SUPPLIED INFORMATION:
▼▼▼

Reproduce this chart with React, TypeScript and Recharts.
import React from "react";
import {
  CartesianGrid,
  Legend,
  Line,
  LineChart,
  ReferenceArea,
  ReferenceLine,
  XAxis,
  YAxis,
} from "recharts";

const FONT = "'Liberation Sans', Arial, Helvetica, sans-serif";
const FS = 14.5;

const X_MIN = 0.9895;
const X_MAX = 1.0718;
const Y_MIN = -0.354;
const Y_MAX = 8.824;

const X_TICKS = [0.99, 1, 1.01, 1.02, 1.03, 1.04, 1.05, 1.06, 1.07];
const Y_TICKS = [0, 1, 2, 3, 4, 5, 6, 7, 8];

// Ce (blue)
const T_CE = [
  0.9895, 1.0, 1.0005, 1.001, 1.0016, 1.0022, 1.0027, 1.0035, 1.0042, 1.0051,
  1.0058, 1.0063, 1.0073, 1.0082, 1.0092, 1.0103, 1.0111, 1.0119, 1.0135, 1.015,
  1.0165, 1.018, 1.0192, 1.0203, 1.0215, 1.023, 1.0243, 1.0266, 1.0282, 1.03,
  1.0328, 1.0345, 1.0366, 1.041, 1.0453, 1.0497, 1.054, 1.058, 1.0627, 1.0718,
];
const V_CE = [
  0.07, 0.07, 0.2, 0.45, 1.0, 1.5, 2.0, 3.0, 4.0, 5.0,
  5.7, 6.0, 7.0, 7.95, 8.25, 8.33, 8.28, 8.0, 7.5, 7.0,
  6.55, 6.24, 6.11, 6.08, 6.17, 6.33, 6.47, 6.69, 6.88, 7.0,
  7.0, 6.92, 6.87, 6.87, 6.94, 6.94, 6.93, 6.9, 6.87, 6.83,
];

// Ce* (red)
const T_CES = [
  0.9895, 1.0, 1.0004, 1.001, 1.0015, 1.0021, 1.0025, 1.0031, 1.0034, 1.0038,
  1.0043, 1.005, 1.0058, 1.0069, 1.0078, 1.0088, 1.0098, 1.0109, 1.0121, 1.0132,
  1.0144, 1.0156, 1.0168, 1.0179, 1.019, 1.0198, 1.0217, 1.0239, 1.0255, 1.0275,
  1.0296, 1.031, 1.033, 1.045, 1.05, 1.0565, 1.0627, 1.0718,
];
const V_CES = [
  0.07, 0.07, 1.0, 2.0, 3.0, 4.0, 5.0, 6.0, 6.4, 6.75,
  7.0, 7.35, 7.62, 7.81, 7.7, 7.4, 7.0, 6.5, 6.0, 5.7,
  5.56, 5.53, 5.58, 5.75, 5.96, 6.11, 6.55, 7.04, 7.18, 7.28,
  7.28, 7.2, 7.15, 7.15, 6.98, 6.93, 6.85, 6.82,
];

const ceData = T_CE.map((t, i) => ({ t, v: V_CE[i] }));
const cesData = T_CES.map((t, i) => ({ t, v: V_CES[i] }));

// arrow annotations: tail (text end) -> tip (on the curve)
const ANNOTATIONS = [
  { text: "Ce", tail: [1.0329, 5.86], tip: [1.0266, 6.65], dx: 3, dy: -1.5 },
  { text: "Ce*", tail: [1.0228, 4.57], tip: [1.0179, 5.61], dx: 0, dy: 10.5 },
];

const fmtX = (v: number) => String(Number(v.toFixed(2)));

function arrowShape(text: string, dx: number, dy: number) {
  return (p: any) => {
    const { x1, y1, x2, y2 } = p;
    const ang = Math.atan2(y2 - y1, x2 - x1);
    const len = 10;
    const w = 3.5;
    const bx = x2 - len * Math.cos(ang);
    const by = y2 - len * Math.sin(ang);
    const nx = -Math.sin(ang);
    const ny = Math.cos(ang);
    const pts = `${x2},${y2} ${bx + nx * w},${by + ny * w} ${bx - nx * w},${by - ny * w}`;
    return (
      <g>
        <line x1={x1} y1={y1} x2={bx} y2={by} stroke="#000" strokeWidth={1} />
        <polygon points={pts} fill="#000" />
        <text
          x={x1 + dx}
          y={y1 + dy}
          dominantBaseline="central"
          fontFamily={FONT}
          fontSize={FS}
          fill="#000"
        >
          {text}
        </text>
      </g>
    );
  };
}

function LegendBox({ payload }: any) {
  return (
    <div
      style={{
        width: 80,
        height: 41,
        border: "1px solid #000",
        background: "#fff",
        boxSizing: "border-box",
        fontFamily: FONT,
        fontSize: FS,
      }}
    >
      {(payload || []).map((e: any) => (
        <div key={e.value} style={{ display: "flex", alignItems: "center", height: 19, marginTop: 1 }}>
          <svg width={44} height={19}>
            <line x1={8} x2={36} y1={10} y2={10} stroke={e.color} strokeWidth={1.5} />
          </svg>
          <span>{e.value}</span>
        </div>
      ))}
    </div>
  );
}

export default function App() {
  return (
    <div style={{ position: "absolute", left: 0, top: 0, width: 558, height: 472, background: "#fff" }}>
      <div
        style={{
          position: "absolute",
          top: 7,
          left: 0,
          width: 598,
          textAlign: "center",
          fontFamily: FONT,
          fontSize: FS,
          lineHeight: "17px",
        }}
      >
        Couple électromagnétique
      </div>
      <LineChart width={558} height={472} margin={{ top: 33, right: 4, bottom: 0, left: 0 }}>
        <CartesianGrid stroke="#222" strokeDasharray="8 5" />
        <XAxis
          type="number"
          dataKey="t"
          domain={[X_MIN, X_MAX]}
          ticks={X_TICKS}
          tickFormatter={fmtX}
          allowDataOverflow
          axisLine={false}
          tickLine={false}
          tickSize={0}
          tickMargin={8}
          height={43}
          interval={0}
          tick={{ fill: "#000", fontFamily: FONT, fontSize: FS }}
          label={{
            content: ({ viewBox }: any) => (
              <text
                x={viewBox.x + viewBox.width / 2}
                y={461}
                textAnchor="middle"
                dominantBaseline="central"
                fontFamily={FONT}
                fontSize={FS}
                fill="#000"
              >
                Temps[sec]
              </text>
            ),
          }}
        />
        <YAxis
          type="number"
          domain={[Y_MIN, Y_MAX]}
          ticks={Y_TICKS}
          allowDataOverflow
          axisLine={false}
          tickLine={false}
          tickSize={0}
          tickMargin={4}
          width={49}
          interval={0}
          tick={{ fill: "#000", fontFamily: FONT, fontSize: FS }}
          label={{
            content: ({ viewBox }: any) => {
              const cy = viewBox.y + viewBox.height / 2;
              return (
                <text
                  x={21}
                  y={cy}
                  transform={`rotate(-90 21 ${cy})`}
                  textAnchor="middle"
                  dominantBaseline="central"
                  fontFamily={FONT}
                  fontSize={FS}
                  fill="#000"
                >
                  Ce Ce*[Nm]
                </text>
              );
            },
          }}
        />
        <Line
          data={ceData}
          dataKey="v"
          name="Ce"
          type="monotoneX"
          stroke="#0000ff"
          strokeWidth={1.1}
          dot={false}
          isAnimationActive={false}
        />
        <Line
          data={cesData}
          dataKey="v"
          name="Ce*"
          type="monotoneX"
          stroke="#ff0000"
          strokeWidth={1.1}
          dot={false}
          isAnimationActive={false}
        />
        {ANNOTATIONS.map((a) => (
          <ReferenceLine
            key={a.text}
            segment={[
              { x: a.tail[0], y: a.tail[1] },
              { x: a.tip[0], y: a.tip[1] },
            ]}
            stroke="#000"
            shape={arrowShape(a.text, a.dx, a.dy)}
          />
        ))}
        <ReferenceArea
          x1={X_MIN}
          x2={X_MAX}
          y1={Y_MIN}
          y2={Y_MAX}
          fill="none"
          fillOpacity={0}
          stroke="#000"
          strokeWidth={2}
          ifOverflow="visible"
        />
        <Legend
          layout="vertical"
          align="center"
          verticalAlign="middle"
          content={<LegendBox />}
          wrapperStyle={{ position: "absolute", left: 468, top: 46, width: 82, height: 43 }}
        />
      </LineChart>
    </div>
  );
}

▲▲▲

REQUIREMENT: All of the lines above need to be given again exactly.

SOLUTION TO THIS PROBLEM:
Reproduce this chart with React, TypeScript and Recharts.
import React from "react";
import {
  CartesianGrid,
  Legend,
  Line,
  LineChart,
  ReferenceArea,
  ReferenceLine,
  XAxis,
  YAxis,
} from "recharts";

const FONT = "'Liberation Sans', Arial, Helvetica, sans-serif";
const FS = 14.5;

const X_MIN = 0.9895;
const X_MAX = 1.0718;
const Y_MIN = -0.354;
const Y_MAX = 8.824;

const X_TICKS = [0.99, 1, 1.01, 1.02, 1.03, 1.04, 1.05, 1.06, 1.07];
const Y_TICKS = [0, 1, 2, 3, 4, 5, 6, 7, 8];

// Ce (blue)
const T_CE = [
  0.9895, 1.0, 1.0005, 1.001, 1.0016, 1.0022, 1.0027, 1.0035, 1.0042, 1.0051,
  1.0058, 1.0063, 1.0073, 1.0082, 1.0092, 1.0103, 1.0111, 1.0119, 1.0135, 1.015,
  1.0165, 1.018, 1.0192, 1.0203, 1.0215, 1.023, 1.0243, 1.0266, 1.0282, 1.03,
  1.0328, 1.0345, 1.0366, 1.041, 1.0453, 1.0497, 1.054, 1.058, 1.0627, 1.0718,
];
const V_CE = [
  0.07, 0.07, 0.2, 0.45, 1.0, 1.5, 2.0, 3.0, 4.0, 5.0,
  5.7, 6.0, 7.0, 7.95, 8.25, 8.33, 8.28, 8.0, 7.5, 7.0,
  6.55, 6.24, 6.11, 6.08, 6.17, 6.33, 6.47, 6.69, 6.88, 7.0,
  7.0, 6.92, 6.87, 6.87, 6.94, 6.94, 6.93, 6.9, 6.87, 6.83,
];

// Ce* (red)
const T_CES = [
  0.9895, 1.0, 1.0004, 1.001, 1.0015, 1.0021, 1.0025, 1.0031, 1.0034, 1.0038,
  1.0043, 1.005, 1.0058, 1.0069, 1.0078, 1.0088, 1.0098, 1.0109, 1.0121, 1.0132,
  1.0144, 1.0156, 1.0168, 1.0179, 1.019, 1.0198, 1.0217, 1.0239, 1.0255, 1.0275,
  1.0296, 1.031, 1.033, 1.045, 1.05, 1.0565, 1.0627, 1.0718,
];
const V_CES = [
  0.07, 0.07, 1.0, 2.0, 3.0, 4.0, 5.0, 6.0, 6.4, 6.75,
  7.0, 7.35, 7.62, 7.81, 7.7, 7.4, 7.0, 6.5, 6.0, 5.7,
  5.56, 5.53, 5.58, 5.75, 5.96, 6.11, 6.55, 7.04, 7.18, 7.28,
  7.28, 7.2, 7.15, 7.15, 6.98, 6.93, 6.85, 6.82,
];

const ceData = T_CE.map((t, i) => ({ t, v: V_CE[i] }));
const cesData = T_CES.map((t, i) => ({ t, v: V_CES[i] }));

// arrow annotations: tail (text end) -> tip (on the curve)
const ANNOTATIONS = [
  { text: "Ce", tail: [1.0329, 5.86], tip: [1.0266, 6.65], dx: 3, dy: -1.5 },
  { text: "Ce*", tail: [1.0228, 4.57], tip: [1.0179, 5.61], dx: 0, dy: 10.5 },
];

const fmtX = (v: number) => String(Number(v.toFixed(2)));

function arrowShape(text: string, dx: number, dy: number) {
  return (p: any) => {
    const { x1, y1, x2, y2 } = p;
    const ang = Math.atan2(y2 - y1, x2 - x1);
    const len = 10;
    const w = 3.5;
    const bx = x2 - len * Math.cos(ang);
    const by = y2 - len * Math.sin(ang);
    const nx = -Math.sin(ang);
    const ny = Math.cos(ang);
    const pts = `${x2},${y2} ${bx + nx * w},${by + ny * w} ${bx - nx * w},${by - ny * w}`;
    return (
      <g>
        <line x1={x1} y1={y1} x2={bx} y2={by} stroke="#000" strokeWidth={1} />
        <polygon points={pts} fill="#000" />
        <text
          x={x1 + dx}
          y={y1 + dy}
          dominantBaseline="central"
          fontFamily={FONT}
          fontSize={FS}
          fill="#000"
        >
          {text}
        </text>
      </g>
    );
  };
}

function LegendBox({ payload }: any) {
  return (
    <div
      style={{
        width: 80,
        height: 41,
        border: "1px solid #000",
        background: "#fff",
        boxSizing: "border-box",
        fontFamily: FONT,
        fontSize: FS,
      }}
    >
      {(payload || []).map((e: any) => (
        <div key={e.value} style={{ display: "flex", alignItems: "center", height: 19, marginTop: 1 }}>
          <svg width={44} height={19}>
            <line x1={8} x2={36} y1={10} y2={10} stroke={e.color} strokeWidth={1.5} />
          </svg>
          <span>{e.value}</span>
        </div>
      ))}
    </div>
  );
}

export default function App() {
  return (
    <div style={{ position: "absolute", left: 0, top: 0, width: 558, height: 472, background: "#fff" }}>
      <div
        style={{
          position: "absolute",
          top: 7,
          left: 0,
          width: 598,
          textAlign: "center",
          fontFamily: FONT,
          fontSize: FS,
          lineHeight: "17px",
        }}
      >
        Couple électromagnétique
      </div>
      <LineChart width={558} height={472} margin={{ top: 33, right: 4, bottom: 0, left: 0 }}>
        <CartesianGrid stroke="#222" strokeDasharray="8 5" />
        <XAxis
          type="number"
          dataKey="t"
          domain={[X_MIN, X_MAX]}
          ticks={X_TICKS}
          tickFormatter={fmtX}
          allowDataOverflow
          axisLine={false}
          tickLine={false}
          tickSize={0}
          tickMargin={8}
          height={43}
          interval={0}
          tick={{ fill: "#000", fontFamily: FONT, fontSize: FS }}
          label={{
            content: ({ viewBox }: any) => (
              <text
                x={viewBox.x + viewBox.width / 2}
                y={461}
                textAnchor="middle"
                dominantBaseline="central"
                fontFamily={FONT}
                fontSize={FS}
                fill="#000"
              >
                Temps[sec]
              </text>
            ),
          }}
        />
        <YAxis
          type="number"
          domain={[Y_MIN, Y_MAX]}
          ticks={Y_TICKS}
          allowDataOverflow
          axisLine={false}
          tickLine={false}
          tickSize={0}
          tickMargin={4}
          width={49}
          interval={0}
          tick={{ fill: "#000", fontFamily: FONT, fontSize: FS }}
          label={{
            content: ({ viewBox }: any) => {
              const cy = viewBox.y + viewBox.height / 2;
              return (
                <text
                  x={21}
                  y={cy}
                  transform={`rotate(-90 21 ${cy})`}
                  textAnchor="middle"
                  dominantBaseline="central"
                  fontFamily={FONT}
                  fontSize={FS}
                  fill="#000"
                >
                  Ce Ce*[Nm]
                </text>
              );
            },
          }}
        />
        <Line
          data={ceData}
          dataKey="v"
          name="Ce"
          type="monotoneX"
          stroke="#0000ff"
          strokeWidth={1.1}
          dot={false}
          isAnimationActive={false}
        />
        <Line
          data={cesData}
          dataKey="v"
          name="Ce*"
          type="monotoneX"
          stroke="#ff0000"
          strokeWidth={1.1}
          dot={false}
          isAnimationActive={false}
        />
        {ANNOTATIONS.map((a) => (
          <ReferenceLine
            key={a.text}
            segment={[
              { x: a.tail[0], y: a.tail[1] },
              { x: a.tip[0], y: a.tip[1] },
            ]}
            stroke="#000"
            shape={arrowShape(a.text, a.dx, a.dy)}
          />
        ))}
        <ReferenceArea
          x1={X_MIN}
          x2={X_MAX}
          y1={Y_MIN}
          y2={Y_MAX}
          fill="none"
          fillOpacity={0}
          stroke="#000"
          strokeWidth={2}
          ifOverflow="visible"
        />
        <Legend
          layout="vertical"
          align="center"
          verticalAlign="middle"
          content={<LegendBox />}
          wrapperStyle={{ position: "absolute", left: 468, top: 46, width: 82, height: 43 }}
        />
      </LineChart>
    </div>
  );
}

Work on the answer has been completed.